Cold pressed Bergamot Oil isphototoxic. Tisserand and Young recommend a dermal maximum use of 0.4% to avoid phototoxicity. Reading Tisserand and Young's full profile on this oil is recommended. [Robert Tisserand and Rodney Young,Essential Oil Safety (Second Edition. United Kingdom: Churchill Livingstone Elsevier, 2014), 87, 211.] Rectified FCF/Bergaptine-Free versions of cold pressed Bergamot Oil are available that dramatically reduce the phototoxicity of the oil.
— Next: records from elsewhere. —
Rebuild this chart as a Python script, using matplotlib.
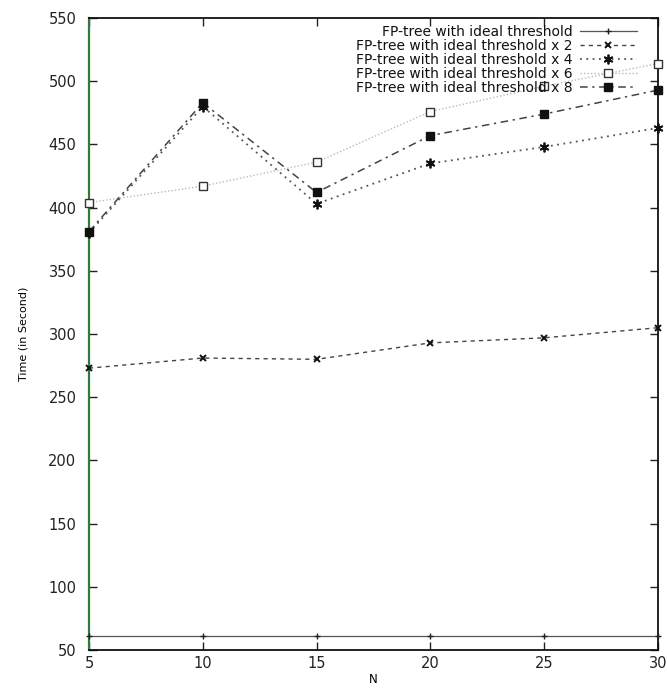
import matplotlib
matplotlib.use("Agg")
import matplotlib.pyplot as plt

# Window size N and running time (seconds) for each threshold setting
n_values = [5, 10, 15, 20, 25, 30]
t_ideal = [61, 61, 61, 61, 61, 61]
t_ideal_x2 = [273, 281, 280, 293, 297, 305]
t_ideal_x4 = [380, 480, 403, 435, 448, 463]
t_ideal_x6 = [404, 417, 436, 476, 496, 514]
t_ideal_x8 = [381, 483, 412, 457, 474, 493]

series_labels = [
    "FP-tree with ideal threshold",
    "FP-tree with ideal threshold x 2",
    "FP-tree with ideal threshold x 4",
    "FP-tree with ideal threshold x 6",
    "FP-tree with ideal threshold x 8",
]
y_ticks = [50, 100, 150, 200, 250, 300, 350, 400, 450, 500, 550]
x_ticks = [5, 10, 15, 20, 25, 30]

plt.rcParams["font.family"] = ["DejaVu Sans"]

fig = plt.figure(figsize=(6.67, 6.88), dpi=100)
ax = fig.add_axes([0.1334, 0.0552, 0.853, 0.9186])

styles = [
    dict(color="#555555", linestyle="-", linewidth=0.9, marker="+", markersize=5,
         markeredgewidth=1.0, markeredgecolor="#222222"),
    dict(color="#444444", linestyle=(0, (3, 3)), linewidth=1.0, marker="x", markersize=5,
         markeredgewidth=1.4, markeredgecolor="#111111"),
    dict(color="#555555", linestyle=(0, (1, 2.5)), linewidth=1.3, marker=(6, 2, 0), markersize=7,
         markeredgewidth=1.3, markeredgecolor="#111111"),
    dict(color="#bbbbbb", linestyle=(0, (1, 1.5)), linewidth=1.0, marker="s", markersize=6,
         markerfacecolor="white", markeredgewidth=1.0, markeredgecolor="#333333"),
    dict(color="#444444", linestyle=(0, (5, 3, 1.5, 3)), linewidth=1.1, marker="s", markersize=6,
         markerfacecolor="#111111", markeredgecolor="#111111"),
]
series = [t_ideal, t_ideal_x2, t_ideal_x4, t_ideal_x6, t_ideal_x8]

handles = []
for ys, lab, st in zip(series, series_labels, styles):
    (h,) = ax.plot(n_values, ys, label=lab, clip_on=False, zorder=3, **st)
    handles.append(h)

ax.set_xlim(5, 30)
ax.set_ylim(50, 550)
ax.set_xticks(x_ticks)
ax.set_yticks(y_ticks)
ax.tick_params(axis="both", direction="in", length=6, width=1.0, top=True, right=True,
               labelsize=10.5, colors="#222222")
ax.tick_params(axis="y", pad=9)
ax.tick_params(axis="x", pad=4)

for side, sp in ax.spines.items():
    sp.set_linewidth(1.3)
    sp.set_color("#111111")
ax.spines["left"].set_color("#2f7a3c")
ax.spines["left"].set_linewidth(1.6)

ax.set_xlabel("N", fontsize=8.5, labelpad=2)
ax.set_ylabel("Time (in Second)", fontsize=8, labelpad=14)

leg = ax.legend(handles=handles, loc="upper right", bbox_to_anchor=(0.963, 0.989),
                frameon=False, markerfirst=False, fontsize=10, handlelength=4.1,
                handletextpad=0.5, labelspacing=0.0, borderaxespad=0.0,
                borderpad=0.0)
for t in leg.get_texts():
    t.set_ha("right")
    t.set_color("#111111")

fig.savefig("out.png", dpi=100)
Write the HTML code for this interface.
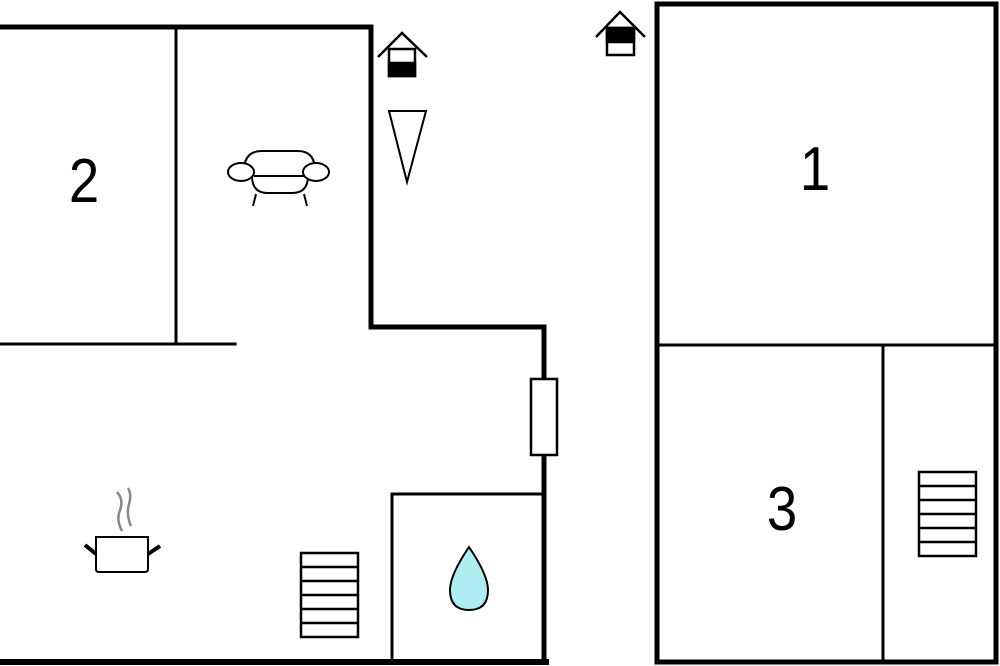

Safety Precautions for Bergamot:
Do not take any oils internally and do not apply undiluted essential oils, absolutes, CO2s or other concentrated essences onto the skin without advanced essential oil knowledge or consultation from a qualified aromatherapy practitioner. If you are pregnant, epileptic, have liver damage, have cancer, or have any other medical problem, use oils only under the proper guidance of a qualified aromatherapy practitioner. Use extreme caution when using oils with children and be sure to first read the recommended dilution ratios for children. Consult a qualified aromatherapy practitioner before using oils with children, the elderly, if you have medical issues or are taking medications. For in-depth information on oil safety issues, read Essential Oil Safety by Robert Tisserand and Rodney Young.